**What is being asked**
Word for word, restate every line of the listing that follows.

**Collected data**

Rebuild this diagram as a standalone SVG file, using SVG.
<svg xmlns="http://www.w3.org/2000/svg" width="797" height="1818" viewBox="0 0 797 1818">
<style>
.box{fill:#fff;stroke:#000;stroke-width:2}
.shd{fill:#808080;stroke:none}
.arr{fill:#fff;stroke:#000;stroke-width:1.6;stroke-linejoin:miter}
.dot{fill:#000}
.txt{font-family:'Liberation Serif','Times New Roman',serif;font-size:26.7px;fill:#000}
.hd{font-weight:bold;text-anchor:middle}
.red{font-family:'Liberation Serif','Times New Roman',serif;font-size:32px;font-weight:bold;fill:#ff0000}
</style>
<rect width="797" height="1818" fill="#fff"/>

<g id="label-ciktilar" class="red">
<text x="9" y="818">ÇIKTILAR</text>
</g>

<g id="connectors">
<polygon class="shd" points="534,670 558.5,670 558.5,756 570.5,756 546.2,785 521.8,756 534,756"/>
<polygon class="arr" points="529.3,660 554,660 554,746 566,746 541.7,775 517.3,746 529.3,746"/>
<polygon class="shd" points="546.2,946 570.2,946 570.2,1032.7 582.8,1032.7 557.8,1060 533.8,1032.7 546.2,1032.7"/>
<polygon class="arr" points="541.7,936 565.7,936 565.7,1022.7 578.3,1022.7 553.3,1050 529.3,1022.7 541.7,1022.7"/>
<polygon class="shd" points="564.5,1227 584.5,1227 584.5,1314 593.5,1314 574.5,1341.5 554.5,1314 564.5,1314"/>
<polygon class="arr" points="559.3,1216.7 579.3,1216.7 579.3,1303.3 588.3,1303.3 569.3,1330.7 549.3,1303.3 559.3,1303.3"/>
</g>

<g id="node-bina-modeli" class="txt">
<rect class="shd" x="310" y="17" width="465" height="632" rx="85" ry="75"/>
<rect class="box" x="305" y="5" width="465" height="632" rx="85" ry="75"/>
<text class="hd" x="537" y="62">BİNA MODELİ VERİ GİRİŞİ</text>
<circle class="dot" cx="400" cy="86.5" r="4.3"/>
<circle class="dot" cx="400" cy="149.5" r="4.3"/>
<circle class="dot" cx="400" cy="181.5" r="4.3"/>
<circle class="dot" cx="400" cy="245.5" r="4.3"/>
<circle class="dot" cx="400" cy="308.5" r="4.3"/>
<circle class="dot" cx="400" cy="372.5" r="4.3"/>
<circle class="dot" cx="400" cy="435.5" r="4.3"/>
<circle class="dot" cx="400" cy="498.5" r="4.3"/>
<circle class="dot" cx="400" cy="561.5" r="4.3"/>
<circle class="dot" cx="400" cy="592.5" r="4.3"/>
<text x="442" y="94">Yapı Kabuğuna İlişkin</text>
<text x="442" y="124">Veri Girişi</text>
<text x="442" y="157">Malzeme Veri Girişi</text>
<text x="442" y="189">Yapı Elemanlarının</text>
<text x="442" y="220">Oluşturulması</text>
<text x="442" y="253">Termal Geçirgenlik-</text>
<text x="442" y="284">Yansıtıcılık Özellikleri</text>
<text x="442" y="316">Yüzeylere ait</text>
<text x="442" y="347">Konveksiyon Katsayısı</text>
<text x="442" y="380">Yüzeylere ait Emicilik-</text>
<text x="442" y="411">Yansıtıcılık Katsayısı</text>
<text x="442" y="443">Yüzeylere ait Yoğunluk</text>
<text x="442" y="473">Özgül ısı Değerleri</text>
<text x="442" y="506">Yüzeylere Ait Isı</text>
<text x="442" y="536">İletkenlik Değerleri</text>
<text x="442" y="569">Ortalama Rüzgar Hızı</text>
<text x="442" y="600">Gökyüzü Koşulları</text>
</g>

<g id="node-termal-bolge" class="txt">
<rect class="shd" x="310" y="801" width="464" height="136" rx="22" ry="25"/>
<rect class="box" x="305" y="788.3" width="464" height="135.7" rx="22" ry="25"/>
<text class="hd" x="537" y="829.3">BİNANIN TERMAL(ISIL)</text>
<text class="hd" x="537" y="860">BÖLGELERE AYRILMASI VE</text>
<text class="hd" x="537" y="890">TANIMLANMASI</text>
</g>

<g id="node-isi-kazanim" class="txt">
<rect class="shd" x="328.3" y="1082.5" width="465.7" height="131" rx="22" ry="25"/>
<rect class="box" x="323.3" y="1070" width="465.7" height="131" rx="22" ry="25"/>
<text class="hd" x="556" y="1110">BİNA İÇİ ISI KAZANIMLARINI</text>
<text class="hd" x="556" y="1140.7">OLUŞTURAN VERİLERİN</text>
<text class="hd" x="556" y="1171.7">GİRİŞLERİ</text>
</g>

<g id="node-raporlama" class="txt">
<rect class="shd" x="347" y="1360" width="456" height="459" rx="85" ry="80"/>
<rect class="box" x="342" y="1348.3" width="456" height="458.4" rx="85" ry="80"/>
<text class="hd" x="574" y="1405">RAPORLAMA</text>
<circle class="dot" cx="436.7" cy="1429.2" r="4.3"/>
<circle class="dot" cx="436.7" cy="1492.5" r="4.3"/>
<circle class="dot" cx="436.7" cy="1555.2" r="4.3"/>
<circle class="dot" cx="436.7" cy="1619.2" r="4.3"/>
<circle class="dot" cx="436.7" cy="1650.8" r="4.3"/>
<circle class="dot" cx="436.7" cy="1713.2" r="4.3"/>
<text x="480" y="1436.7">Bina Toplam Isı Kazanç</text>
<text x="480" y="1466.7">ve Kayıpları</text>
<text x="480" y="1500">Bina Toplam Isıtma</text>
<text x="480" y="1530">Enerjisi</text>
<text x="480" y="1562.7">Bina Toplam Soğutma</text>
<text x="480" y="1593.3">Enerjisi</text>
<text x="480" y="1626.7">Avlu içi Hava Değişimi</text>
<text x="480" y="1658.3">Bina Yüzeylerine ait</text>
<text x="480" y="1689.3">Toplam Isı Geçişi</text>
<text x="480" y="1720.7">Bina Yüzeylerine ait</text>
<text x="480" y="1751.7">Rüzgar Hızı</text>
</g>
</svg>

**Result below**
Rebuild this diagram as a standalone SVG file, using SVG.
<svg xmlns="http://www.w3.org/2000/svg" width="797" height="1818" viewBox="0 0 797 1818">
<style>
.box{fill:#fff;stroke:#000;stroke-width:2}
.shd{fill:#808080;stroke:none}
.arr{fill:#fff;stroke:#000;stroke-width:1.6;stroke-linejoin:miter}
.dot{fill:#000}
.txt{font-family:'Liberation Serif','Times New Roman',serif;font-size:26.7px;fill:#000}
.hd{font-weight:bold;text-anchor:middle}
.red{font-family:'Liberation Serif','Times New Roman',serif;font-size:32px;font-weight:bold;fill:#ff0000}
</style>
<rect width="797" height="1818" fill="#fff"/>

<g id="label-ciktilar" class="red">
<text x="9" y="818">ÇIKTILAR</text>
</g>

<g id="connectors">
<polygon class="shd" points="534,670 558.5,670 558.5,756 570.5,756 546.2,785 521.8,756 534,756"/>
<polygon class="arr" points="529.3,660 554,660 554,746 566,746 541.7,775 517.3,746 529.3,746"/>
<polygon class="shd" points="546.2,946 570.2,946 570.2,1032.7 582.8,1032.7 557.8,1060 533.8,1032.7 546.2,1032.7"/>
<polygon class="arr" points="541.7,936 565.7,936 565.7,1022.7 578.3,1022.7 553.3,1050 529.3,1022.7 541.7,1022.7"/>
<polygon class="shd" points="564.5,1227 584.5,1227 584.5,1314 593.5,1314 574.5,1341.5 554.5,1314 564.5,1314"/>
<polygon class="arr" points="559.3,1216.7 579.3,1216.7 579.3,1303.3 588.3,1303.3 569.3,1330.7 549.3,1303.3 559.3,1303.3"/>
</g>

<g id="node-bina-modeli" class="txt">
<rect class="shd" x="310" y="17" width="465" height="632" rx="85" ry="75"/>
<rect class="box" x="305" y="5" width="465" height="632" rx="85" ry="75"/>
<text class="hd" x="537" y="62">BİNA MODELİ VERİ GİRİŞİ</text>
<circle class="dot" cx="400" cy="86.5" r="4.3"/>
<circle class="dot" cx="400" cy="149.5" r="4.3"/>
<circle class="dot" cx="400" cy="181.5" r="4.3"/>
<circle class="dot" cx="400" cy="245.5" r="4.3"/>
<circle class="dot" cx="400" cy="308.5" r="4.3"/>
<circle class="dot" cx="400" cy="372.5" r="4.3"/>
<circle class="dot" cx="400" cy="435.5" r="4.3"/>
<circle class="dot" cx="400" cy="498.5" r="4.3"/>
<circle class="dot" cx="400" cy="561.5" r="4.3"/>
<circle class="dot" cx="400" cy="592.5" r="4.3"/>
<text x="442" y="94">Yapı Kabuğuna İlişkin</text>
<text x="442" y="124">Veri Girişi</text>
<text x="442" y="157">Malzeme Veri Girişi</text>
<text x="442" y="189">Yapı Elemanlarının</text>
<text x="442" y="220">Oluşturulması</text>
<text x="442" y="253">Termal Geçirgenlik-</text>
<text x="442" y="284">Yansıtıcılık Özellikleri</text>
<text x="442" y="316">Yüzeylere ait</text>
<text x="442" y="347">Konveksiyon Katsayısı</text>
<text x="442" y="380">Yüzeylere ait Emicilik-</text>
<text x="442" y="411">Yansıtıcılık Katsayısı</text>
<text x="442" y="443">Yüzeylere ait Yoğunluk</text>
<text x="442" y="473">Özgül ısı Değerleri</text>
<text x="442" y="506">Yüzeylere Ait Isı</text>
<text x="442" y="536">İletkenlik Değerleri</text>
<text x="442" y="569">Ortalama Rüzgar Hızı</text>
<text x="442" y="600">Gökyüzü Koşulları</text>
</g>

<g id="node-termal-bolge" class="txt">
<rect class="shd" x="310" y="801" width="464" height="136" rx="22" ry="25"/>
<rect class="box" x="305" y="788.3" width="464" height="135.7" rx="22" ry="25"/>
<text class="hd" x="537" y="829.3">BİNANIN TERMAL(ISIL)</text>
<text class="hd" x="537" y="860">BÖLGELERE AYRILMASI VE</text>
<text class="hd" x="537" y="890">TANIMLANMASI</text>
</g>

<g id="node-isi-kazanim" class="txt">
<rect class="shd" x="328.3" y="1082.5" width="465.7" height="131" rx="22" ry="25"/>
<rect class="box" x="323.3" y="1070" width="465.7" height="131" rx="22" ry="25"/>
<text class="hd" x="556" y="1110">BİNA İÇİ ISI KAZANIMLARINI</text>
<text class="hd" x="556" y="1140.7">OLUŞTURAN VERİLERİN</text>
<text class="hd" x="556" y="1171.7">GİRİŞLERİ</text>
</g>

<g id="node-raporlama" class="txt">
<rect class="shd" x="347" y="1360" width="456" height="459" rx="85" ry="80"/>
<rect class="box" x="342" y="1348.3" width="456" height="458.4" rx="85" ry="80"/>
<text class="hd" x="574" y="1405">RAPORLAMA</text>
<circle class="dot" cx="436.7" cy="1429.2" r="4.3"/>
<circle class="dot" cx="436.7" cy="1492.5" r="4.3"/>
<circle class="dot" cx="436.7" cy="1555.2" r="4.3"/>
<circle class="dot" cx="436.7" cy="1619.2" r="4.3"/>
<circle class="dot" cx="436.7" cy="1650.8" r="4.3"/>
<circle class="dot" cx="436.7" cy="1713.2" r="4.3"/>
<text x="480" y="1436.7">Bina Toplam Isı Kazanç</text>
<text x="480" y="1466.7">ve Kayıpları</text>
<text x="480" y="1500">Bina Toplam Isıtma</text>
<text x="480" y="1530">Enerjisi</text>
<text x="480" y="1562.7">Bina Toplam Soğutma</text>
<text x="480" y="1593.3">Enerjisi</text>
<text x="480" y="1626.7">Avlu içi Hava Değişimi</text>
<text x="480" y="1658.3">Bina Yüzeylerine ait</text>
<text x="480" y="1689.3">Toplam Isı Geçişi</text>
<text x="480" y="1720.7">Bina Yüzeylerine ait</text>
<text x="480" y="1751.7">Rüzgar Hızı</text>
</g>
</svg>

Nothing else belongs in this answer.